A capa do ``Weekly World News" é preta-e-branca, e seu preço é o menor entre os cinco tablóides sensacionalistas. Esta semana ele volta corajosamente ao tema Simpson e parte pra cima da gangue de Washington: ``Grande revelação de fontes da Casa Branca: Hillary Clinton está grávida! Pacotinho de alegria vai chegar em abril". Sua segunda manchete de capa nos atinge de perto: ``Frota de Ovnis assusta cidade –durante 20 dias".
A história dos Ovnis nos atinge de perto porque teria sido enviada de ``Sao Paulo, Brazil"!
Caso você tenha perdido este grande furo científico na primeira página dos jornais locais, o Velho Desbravador Espacial Dave vai te repassar os pontos principais.
Parece que a terrível e assustadora invasão dos hominhos de cabeça de ovo aconteceu na cidade paulista de Três Coroas.

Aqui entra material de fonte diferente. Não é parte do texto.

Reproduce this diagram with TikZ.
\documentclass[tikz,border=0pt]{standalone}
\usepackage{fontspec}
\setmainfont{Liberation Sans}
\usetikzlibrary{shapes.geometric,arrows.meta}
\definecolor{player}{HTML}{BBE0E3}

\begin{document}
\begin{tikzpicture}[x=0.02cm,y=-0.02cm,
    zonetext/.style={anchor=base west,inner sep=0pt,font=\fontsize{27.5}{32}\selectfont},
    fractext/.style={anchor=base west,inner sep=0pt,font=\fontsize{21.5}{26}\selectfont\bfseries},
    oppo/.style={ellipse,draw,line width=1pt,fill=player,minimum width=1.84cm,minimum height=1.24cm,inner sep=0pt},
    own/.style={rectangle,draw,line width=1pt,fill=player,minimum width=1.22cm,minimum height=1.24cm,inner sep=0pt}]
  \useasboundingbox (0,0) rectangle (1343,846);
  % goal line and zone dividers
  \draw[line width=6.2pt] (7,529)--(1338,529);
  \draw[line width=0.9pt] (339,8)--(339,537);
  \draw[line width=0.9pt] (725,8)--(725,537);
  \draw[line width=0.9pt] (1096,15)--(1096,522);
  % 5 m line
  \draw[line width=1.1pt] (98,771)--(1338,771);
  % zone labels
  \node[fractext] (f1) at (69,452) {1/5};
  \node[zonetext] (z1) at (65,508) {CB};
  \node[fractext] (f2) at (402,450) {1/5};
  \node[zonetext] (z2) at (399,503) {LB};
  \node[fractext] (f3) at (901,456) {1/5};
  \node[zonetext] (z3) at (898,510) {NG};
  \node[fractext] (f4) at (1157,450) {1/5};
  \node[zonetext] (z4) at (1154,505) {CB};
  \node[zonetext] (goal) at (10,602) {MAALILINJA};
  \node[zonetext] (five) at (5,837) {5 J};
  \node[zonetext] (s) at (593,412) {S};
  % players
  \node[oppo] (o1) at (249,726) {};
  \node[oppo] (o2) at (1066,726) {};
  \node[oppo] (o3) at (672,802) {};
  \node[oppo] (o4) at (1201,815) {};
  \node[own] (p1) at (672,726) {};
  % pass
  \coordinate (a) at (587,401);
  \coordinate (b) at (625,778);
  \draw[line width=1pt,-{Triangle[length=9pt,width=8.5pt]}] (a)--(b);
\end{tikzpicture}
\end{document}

O corajoso e audaz correspondente do ``Weekly World News", um certo Kevin Creed, viajou destemidamente até o local em que se deu o molestamento vindo do espaço sideral e nos oferece os resultados de seu grande golpe de reportagem investigativa.
Ele inicia a matéria em tom agourento. Vou citar alguns pontos de seu lide:
``SP, Brasil. No dia 12 de agosto um enxame de Ovnis invadiu uma cidade e aterrorizou seus 30 mil habitantes durante inacreditáveis 20 dias!"
``Pessoas foram perseguidas por bolas de luz."
``Um homem observou, horrorizado, uma criatura medonha se aproximar com os braços estendidos, ganindo como um cão."
O repórter Creed foi direto à fonte principal de informações sobre as atividades incomuns ocorridas em Três Coroas: o comandante da PM da cidade. O cavalheiro em questão, cujo nome seria Antonio das Gaças (sic) Santos, tem uma história pavorosa a contar:
Ele viu o quintal de seu vizinho iluminado por uma luz estranha e correu para lá. ``Vi uma criatura mais ou menos da altura de um ser humano, com os braços estendidos", disse Santos.
``Era de noite, por isso não pude enxergar os detalhes. A criatura emitiu um som de gemido ou ganido, como um cachorrinho –e aí sumiu."
A história contada pelo PM Santos tem algo de bastante apropriado.
Toda vez que o tio Dave entra num supermercado da Gringolândia e vê os consumidores-eleitores-pais americanos comprando os tablóides escandalosos de grande circulação que constituem suas fontes básicas de informação, tenho uma reação estranha.
Eu emito um som de gemido ou ganido, como um cachorrinho.